▸ Data segment:
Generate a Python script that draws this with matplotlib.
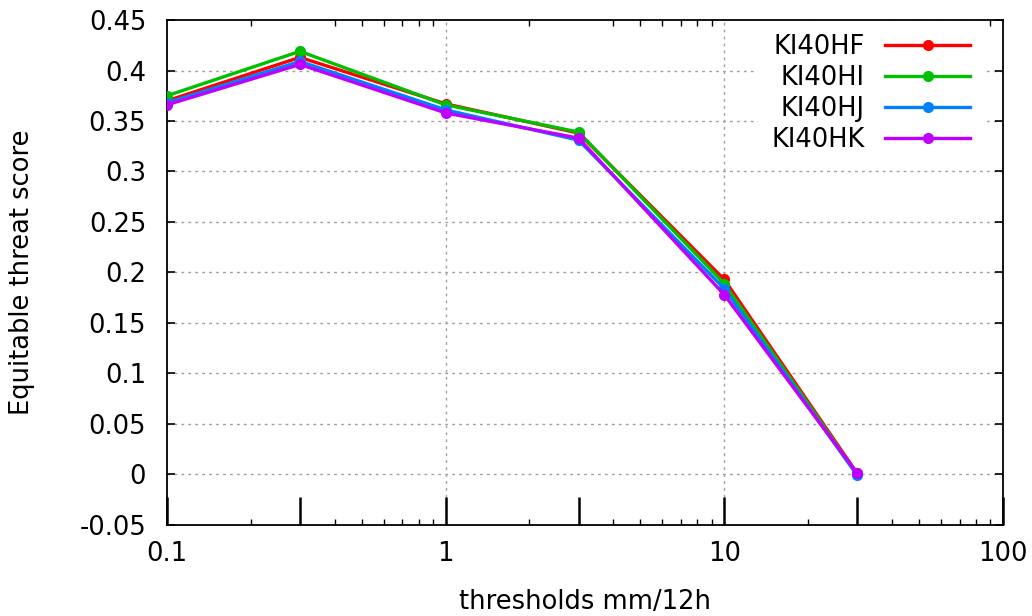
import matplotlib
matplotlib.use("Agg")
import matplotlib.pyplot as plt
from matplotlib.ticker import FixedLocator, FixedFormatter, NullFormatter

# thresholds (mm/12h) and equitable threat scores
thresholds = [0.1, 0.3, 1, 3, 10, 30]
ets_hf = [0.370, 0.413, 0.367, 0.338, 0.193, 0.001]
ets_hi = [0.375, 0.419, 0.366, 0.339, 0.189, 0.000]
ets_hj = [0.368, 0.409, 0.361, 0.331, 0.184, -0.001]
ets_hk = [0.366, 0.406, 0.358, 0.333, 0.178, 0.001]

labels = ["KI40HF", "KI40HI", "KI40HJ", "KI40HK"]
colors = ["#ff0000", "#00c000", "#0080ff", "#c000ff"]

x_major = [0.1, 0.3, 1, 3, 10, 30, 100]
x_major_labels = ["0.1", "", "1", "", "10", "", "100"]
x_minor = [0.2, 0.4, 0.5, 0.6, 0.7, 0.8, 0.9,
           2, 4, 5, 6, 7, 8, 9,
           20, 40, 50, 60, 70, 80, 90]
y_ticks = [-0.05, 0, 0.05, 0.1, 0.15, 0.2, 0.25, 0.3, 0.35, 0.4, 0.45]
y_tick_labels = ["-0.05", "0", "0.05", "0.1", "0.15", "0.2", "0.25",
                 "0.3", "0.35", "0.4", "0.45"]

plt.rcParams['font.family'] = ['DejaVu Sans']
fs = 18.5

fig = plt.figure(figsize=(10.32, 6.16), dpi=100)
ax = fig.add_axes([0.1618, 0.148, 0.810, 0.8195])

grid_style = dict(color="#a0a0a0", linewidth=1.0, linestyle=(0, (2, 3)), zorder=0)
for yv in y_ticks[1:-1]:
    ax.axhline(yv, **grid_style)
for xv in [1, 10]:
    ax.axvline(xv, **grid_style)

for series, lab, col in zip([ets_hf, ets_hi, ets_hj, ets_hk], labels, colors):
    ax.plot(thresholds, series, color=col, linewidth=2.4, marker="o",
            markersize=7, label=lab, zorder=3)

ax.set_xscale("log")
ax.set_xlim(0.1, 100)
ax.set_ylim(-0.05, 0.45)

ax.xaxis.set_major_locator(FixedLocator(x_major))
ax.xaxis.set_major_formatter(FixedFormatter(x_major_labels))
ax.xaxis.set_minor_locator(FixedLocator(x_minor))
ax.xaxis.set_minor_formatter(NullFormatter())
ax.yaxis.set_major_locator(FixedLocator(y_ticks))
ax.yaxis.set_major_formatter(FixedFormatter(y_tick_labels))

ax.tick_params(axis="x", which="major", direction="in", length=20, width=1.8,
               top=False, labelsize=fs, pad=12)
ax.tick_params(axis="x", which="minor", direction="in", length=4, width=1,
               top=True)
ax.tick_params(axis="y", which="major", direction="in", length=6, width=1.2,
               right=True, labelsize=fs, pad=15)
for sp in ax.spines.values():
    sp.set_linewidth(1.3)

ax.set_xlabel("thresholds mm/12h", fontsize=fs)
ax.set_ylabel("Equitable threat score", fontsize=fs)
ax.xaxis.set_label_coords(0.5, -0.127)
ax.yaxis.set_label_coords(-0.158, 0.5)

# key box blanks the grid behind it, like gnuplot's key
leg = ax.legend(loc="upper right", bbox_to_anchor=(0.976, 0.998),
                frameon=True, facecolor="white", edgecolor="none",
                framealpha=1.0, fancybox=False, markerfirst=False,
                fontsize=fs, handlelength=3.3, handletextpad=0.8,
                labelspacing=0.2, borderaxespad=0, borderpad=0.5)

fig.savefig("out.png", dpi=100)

▸ What you are asked to do:
Exactly restate the lines from the beginning of the data through the line with "ax.yaxis.set_major_formatter(FixedFormatter(y_tick_labels))", and no others, keeping pictures out.

▸ Reply:
Generate a Python script that draws this with matplotlib.
import matplotlib
matplotlib.use("Agg")
import matplotlib.pyplot as plt
from matplotlib.ticker import FixedLocator, FixedFormatter, NullFormatter

# thresholds (mm/12h) and equitable threat scores
thresholds = [0.1, 0.3, 1, 3, 10, 30]
ets_hf = [0.370, 0.413, 0.367, 0.338, 0.193, 0.001]
ets_hi = [0.375, 0.419, 0.366, 0.339, 0.189, 0.000]
ets_hj = [0.368, 0.409, 0.361, 0.331, 0.184, -0.001]
ets_hk = [0.366, 0.406, 0.358, 0.333, 0.178, 0.001]

labels = ["KI40HF", "KI40HI", "KI40HJ", "KI40HK"]
colors = ["#ff0000", "#00c000", "#0080ff", "#c000ff"]

x_major = [0.1, 0.3, 1, 3, 10, 30, 100]
x_major_labels = ["0.1", "", "1", "", "10", "", "100"]
x_minor = [0.2, 0.4, 0.5, 0.6, 0.7, 0.8, 0.9,
           2, 4, 5, 6, 7, 8, 9,
           20, 40, 50, 60, 70, 80, 90]
y_ticks = [-0.05, 0, 0.05, 0.1, 0.15, 0.2, 0.25, 0.3, 0.35, 0.4, 0.45]
y_tick_labels = ["-0.05", "0", "0.05", "0.1", "0.15", "0.2", "0.25",
                 "0.3", "0.35", "0.4", "0.45"]

plt.rcParams['font.family'] = ['DejaVu Sans']
fs = 18.5

fig = plt.figure(figsize=(10.32, 6.16), dpi=100)
ax = fig.add_axes([0.1618, 0.148, 0.810, 0.8195])

grid_style = dict(color="#a0a0a0", linewidth=1.0, linestyle=(0, (2, 3)), zorder=0)
for yv in y_ticks[1:-1]:
    ax.axhline(yv, **grid_style)
for xv in [1, 10]:
    ax.axvline(xv, **grid_style)

for series, lab, col in zip([ets_hf, ets_hi, ets_hj, ets_hk], labels, colors):
    ax.plot(thresholds, series, color=col, linewidth=2.4, marker="o",
            markersize=7, label=lab, zorder=3)

ax.set_xscale("log")
ax.set_xlim(0.1, 100)
ax.set_ylim(-0.05, 0.45)

ax.xaxis.set_major_locator(FixedLocator(x_major))
ax.xaxis.set_major_formatter(FixedFormatter(x_major_labels))
ax.xaxis.set_minor_locator(FixedLocator(x_minor))
ax.xaxis.set_minor_formatter(NullFormatter())
ax.yaxis.set_major_locator(FixedLocator(y_ticks))
ax.yaxis.set_major_formatter(FixedFormatter(y_tick_labels))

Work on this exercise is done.